The final point to watch is that the bikes don't like a lot of slow or town riding. Despatch riders have had problems with just riding round London all day. The 16 valves are really rather tiddly and are prone to carboning up, eventually holding the valves off their seats. A decoke or regular fast rides in the country seem to solve that, which sounds like a pretty pleasant way to keep your bike fit.

When the GPZ600R A1 came out in June 1985 it cost a fairly reasonable £2949, which has now risen to £3749, which is pretty fair for four years of rising costs and escalating Yen values. The only real differences in that time are for this year, when the GPZ, now ■ selling alongside the GPX600, got the latter's cylinder head, pistons and conrods. The GPX, at £3899, has seven more horsepower at 82hp and a bit more torque, but basically there has obviously not been a lot that the Kawasaki engineers have managed to come up with to improve an already fine design.

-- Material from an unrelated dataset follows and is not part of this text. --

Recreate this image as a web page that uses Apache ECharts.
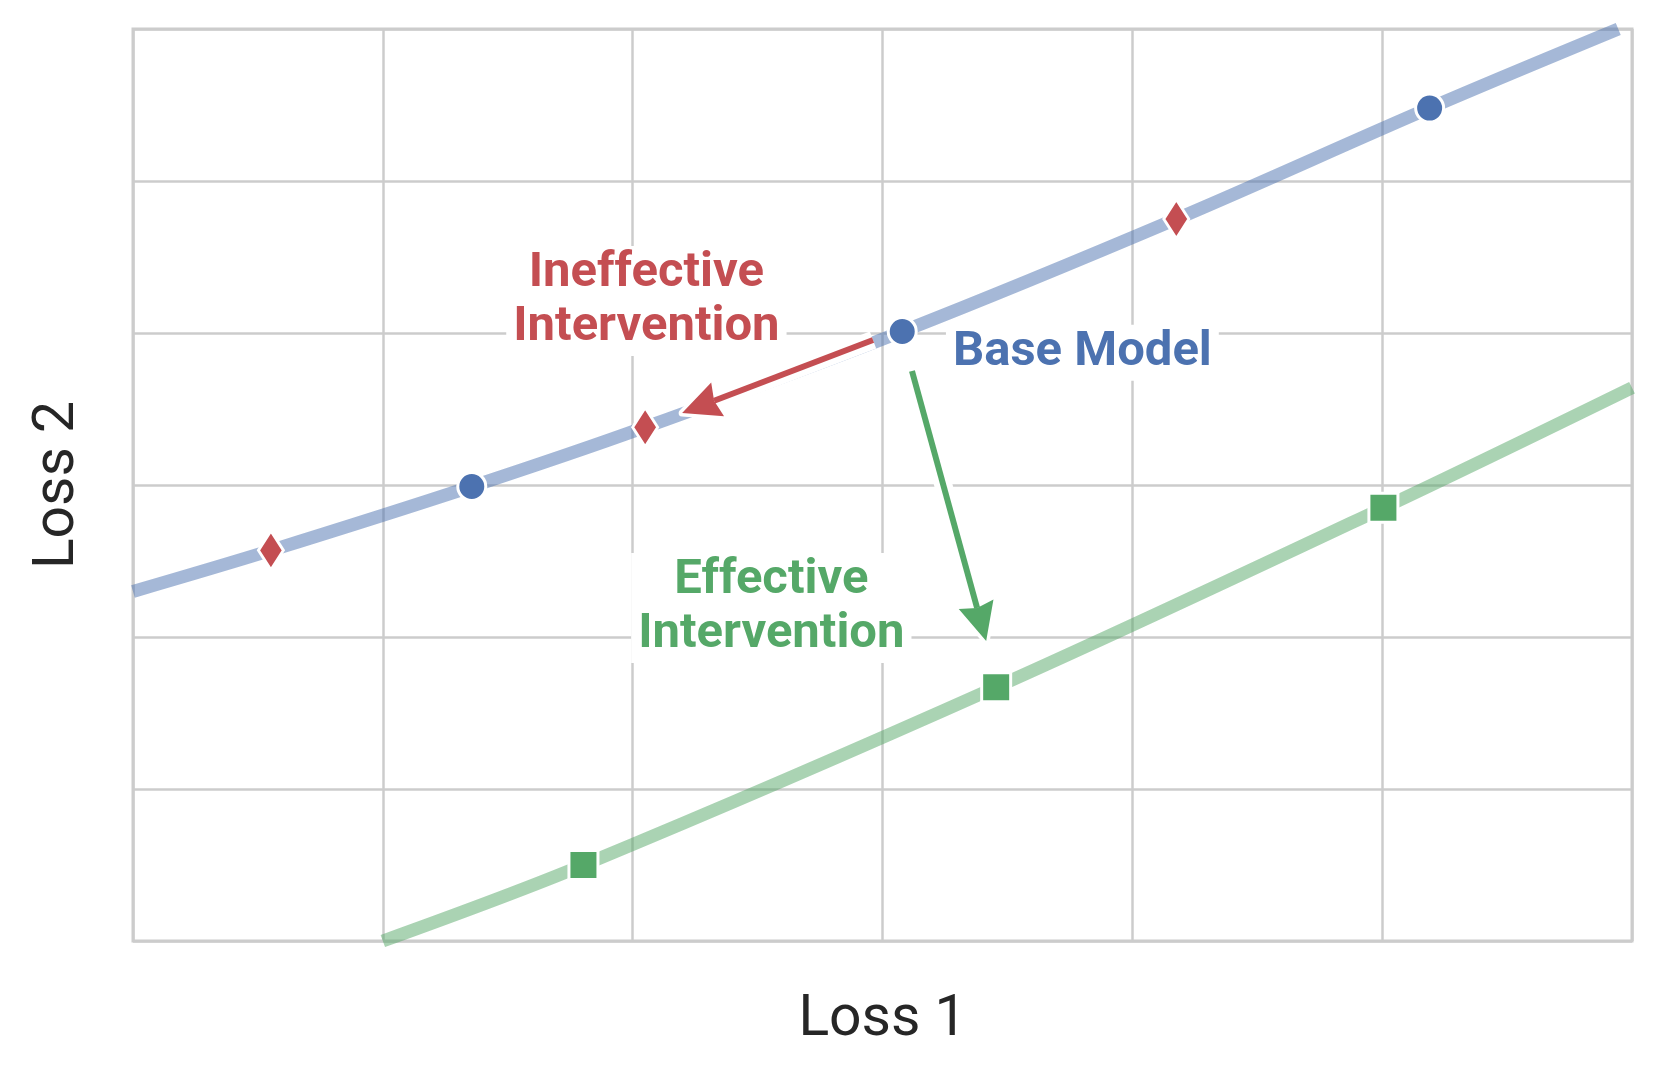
<!DOCTYPE html>
<html>
<head>
<meta charset="utf-8">
<script src="https://cdn.jsdelivr.net/npm/echarts@6/dist/echarts.min.js"></script>
<style>
html,body{margin:0;padding:0;background:#fff;}
#chart{width:1661px;height:1076px;}
</style>
</head>
<body>
<div id="chart"></div>
<script>
// ---- data (axis units) ----
const baseCurve = [[0,2.30],[0.552,2.57],[1.356,2.99],[2.05,3.38],[3.079,4.01],[4.176,4.75],[5.19,5.48],[5.945,6.0]];
const effCurve = [[1.0,0.0],[1.803,0.50],[3.455,1.67],[5.005,2.85],[6.0,3.64]];
const basePoints = [[1.356,2.99],[3.079,4.01],[5.19,5.48]];
const ineffPoints = [[0.552,2.57],[2.05,3.38],[4.176,4.75]];
const effPoints = [[1.803,0.50],[3.455,1.67],[5.005,2.85]];
const ineffArrow = [2.962,3.954,2.198,3.474];
const effArrow = [3.118,3.75,3.415,1.974];
const labelBase = {text:'Base Model', pos:[3.80,3.87]};
const labelIneff = {text:'Ineffective\nIntervention', pos:[2.055,4.21]};
const labelEff = {text:'Effective\nIntervention', pos:[2.555,2.19]};
const axisNames = ['Loss 1','Loss 2'];

const BLUE='#4C72B0', RED='#C44E52', GREEN='#55A868';
const FONT='Roboto';

function labelSeries(lab, color){
  return {
    type:'scatter', z:6, symbolSize:0, silent:true,
    itemStyle:{opacity:1},
    data:[lab.pos],
    label:{show:true, position:'inside', formatter:lab.text, color:color, opacity:1,
      fontFamily:FONT, fontWeight:'bold', fontSize:49, lineHeight:54,
      align:'center', verticalAlign:'middle',
      backgroundColor:'#fff', padding:[2,7,0,7]}
  };
}

function renderArrow(params, api){
  const p1 = api.coord([api.value(0), api.value(1)]);
  const p2 = api.coord([api.value(2), api.value(3)]);
  const color = api.visual('color');
  let dx = p2[0]-p1[0], dy = p2[1]-p1[1];
  const len = Math.sqrt(dx*dx+dy*dy);
  dx/=len; dy/=len;
  const nx = -dy, ny = dx;
  const L = 38, W = 18;
  const bx = p2[0]-dx*L, by = p2[1]-dy*L;
  const mx = p2[0]-dx*L*0.9, my = p2[1]-dy*L*0.9;
  const head = [[p2[0],p2[1]],[bx+nx*W,by+ny*W],[mx,my],[bx-nx*W,by-ny*W]];
  return {
    type:'group',
    children:[
      {type:'line', shape:{x1:p1[0],y1:p1[1],x2:mx,y2:my}, style:{stroke:'#fff', lineWidth:18}},
      {type:'polygon', shape:{points:head}, style:{fill:'#fff', stroke:'#fff', lineWidth:7, lineJoin:'round'}},
      {type:'line', shape:{x1:p1[0],y1:p1[1],x2:mx,y2:my}, style:{stroke:color, lineWidth:6}},
      {type:'polygon', shape:{points:head}, style:{fill:color}}
    ]
  };
}

const chart = echarts.init(document.getElementById('chart'), null, {renderer:'canvas'});
chart.setOption({
  animation:false,
  backgroundColor:'#fff',
  grid:{left:133, right:29, top:29, bottom:135, show:true, borderColor:'#cccccc', borderWidth:3, backgroundColor:'transparent'},
  xAxis:{type:'value', min:0, max:6, interval:1,
    name:axisNames[0], nameLocation:'middle', nameGap:51,
    nameTextStyle:{fontFamily:FONT, fontSize:57, color:'#262626'},
    axisLabel:{show:false}, axisTick:{show:false},
    axisLine:{show:false},
    splitLine:{show:true, lineStyle:{color:'#cccccc', width:2.5}}},
  yAxis:{type:'value', min:0, max:6, interval:1,
    name:axisNames[1], nameLocation:'middle', nameGap:46, nameRotate:90,
    nameTextStyle:{fontFamily:FONT, fontSize:57, color:'#262626'},
    axisLabel:{show:false}, axisTick:{show:false},
    axisLine:{show:false},
    splitLine:{show:true, lineStyle:{color:'#cccccc', width:2.5}}},
  series:[
    {type:'line', z:2, data:baseCurve, smooth:0.35, showSymbol:false, silent:true,
      lineStyle:{color:BLUE, width:13, opacity:0.5}},
    {type:'line', z:2, data:effCurve, smooth:0.35, showSymbol:false, silent:true,
      lineStyle:{color:GREEN, width:13, opacity:0.5}},
    {type:'scatter', z:3, data:basePoints, symbol:'circle', symbolSize:28,
      itemStyle:{color:BLUE, opacity:1, borderColor:'#fff', borderWidth:3}},
    {type:'scatter', z:3, data:ineffPoints, symbol:'diamond', symbolSize:[25,39],
      itemStyle:{color:RED, opacity:1, borderColor:'#fff', borderWidth:3}},
    {type:'scatter', z:3, data:effPoints, symbol:'rect', symbolSize:29,
      itemStyle:{color:GREEN, opacity:1, borderColor:'#fff', borderWidth:3}},
    {type:'custom', z:4, silent:true, renderItem:renderArrow,
      encode:{x:[0,2], y:[1,3]},
      data:[
        {value:ineffArrow, itemStyle:{color:RED}},
        {value:effArrow, itemStyle:{color:GREEN}}
      ]},
    labelSeries(labelBase, BLUE),
    labelSeries(labelIneff, RED),
    labelSeries(labelEff, GREEN)
  ]
});
</script>
</body>
</html>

In 1986 the GPZ600 was the best selling middleweight in Britain, and only really lost that slot when Honda paid them the sincerest form of flattery and dropped their V4 middleweights to produce an across the frame four, the CBR600, which now holds top slot for middleweight sales. But the GPZ600R is more than just a major influence on this year's top seller, it is still a fine bike in its own right, still selling well and heading remorselessly toward sainthood. A scan through the weekly comic shows that a 1985 GPZ, which would have cost around £3000, is still worth at least £2000, perhaps £2500, four years later. A Kawasaki classic.